Les auteurs du film «Demain» consacré à des expériences alternatives de par le monde, ont montré «qu’on peut se passer de l’argent en troquant de la valeur qualitative et d’autre part en développant des monnaies locales».
Le bonheur n’a pas de prix
On le voit, on peut donc vivre sans fric, ou du moins avec très peu d’argent. Acheter un écran plat géant ou une voiture surpuissante n’a jamais rendu quiconque heureux. Lézarder sur une plage des Maldives non plus. Car finalement la question est bien là. Il semble que la joie de vivre ne soit pas directement proportionnelle au compte en banque, au nombre de voitures et d’écrans plasma… Vouloir plus ne revient-il pas finalement à avoir moins ?

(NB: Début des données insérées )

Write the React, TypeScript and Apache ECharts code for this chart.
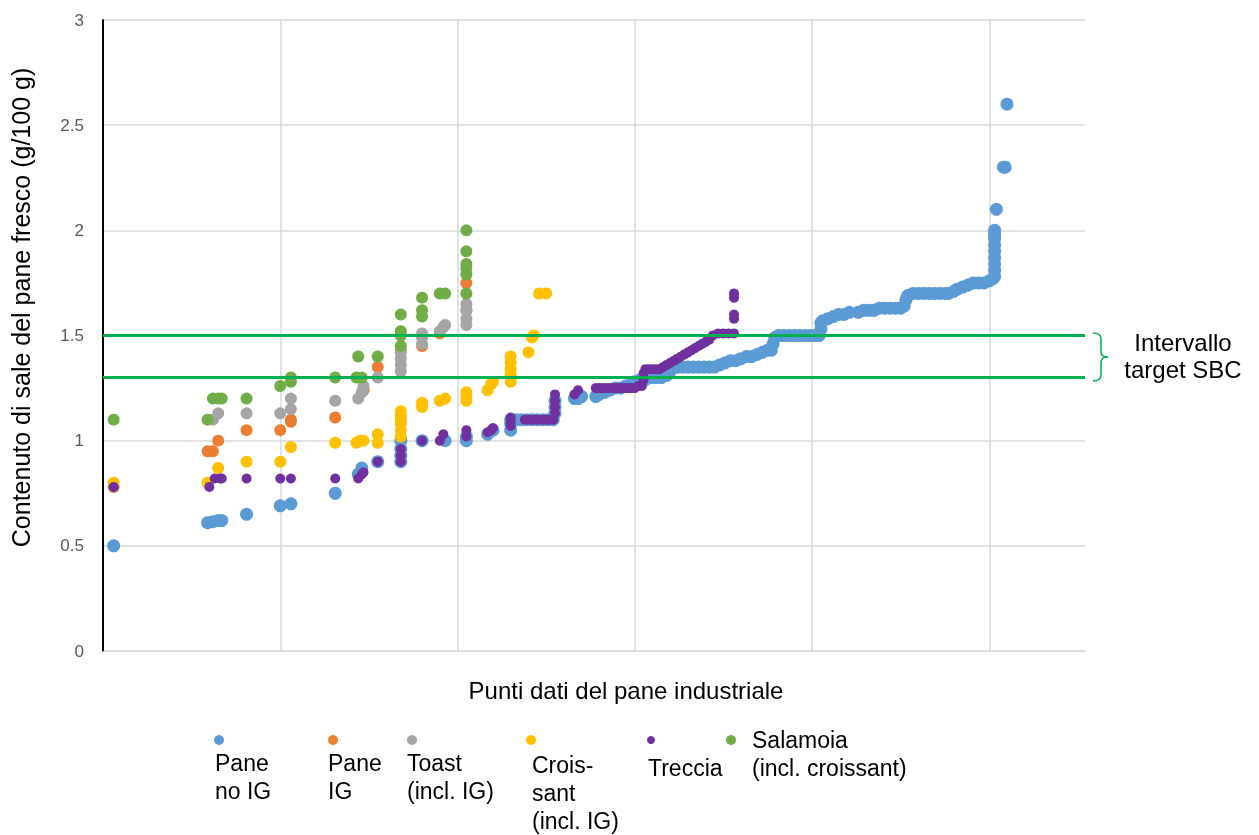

Le philosophe Pascal BRUCKNER confiait (2) qu’il avait «tenu longtemps l’argent pour quantité négligeable. Il n’est devenu un souci qu’avec l’âge, la peur de manquer. Quand on est jeune, on peut être fauché, mais on dispose de cette richesse inépuisable qui s’appelle le temps. On entre, en vieillissant, dans l’ordre du calcul, du reliquat. Tout nous est compté. Je n’ai jamais été assez riche pour mépriser l’argent, ni assez pauvre pour y renoncer. Comme tout un chacun, j’arbitre en permanence entre mes désirs, mes avoirs et mes dettes. C’est pourquoi je défends l’idée d’une sagesse de l’argent: il est à tout âge l’instrument de la liberté à condition de ne pas tomber dans les pièges qu’il nous tend».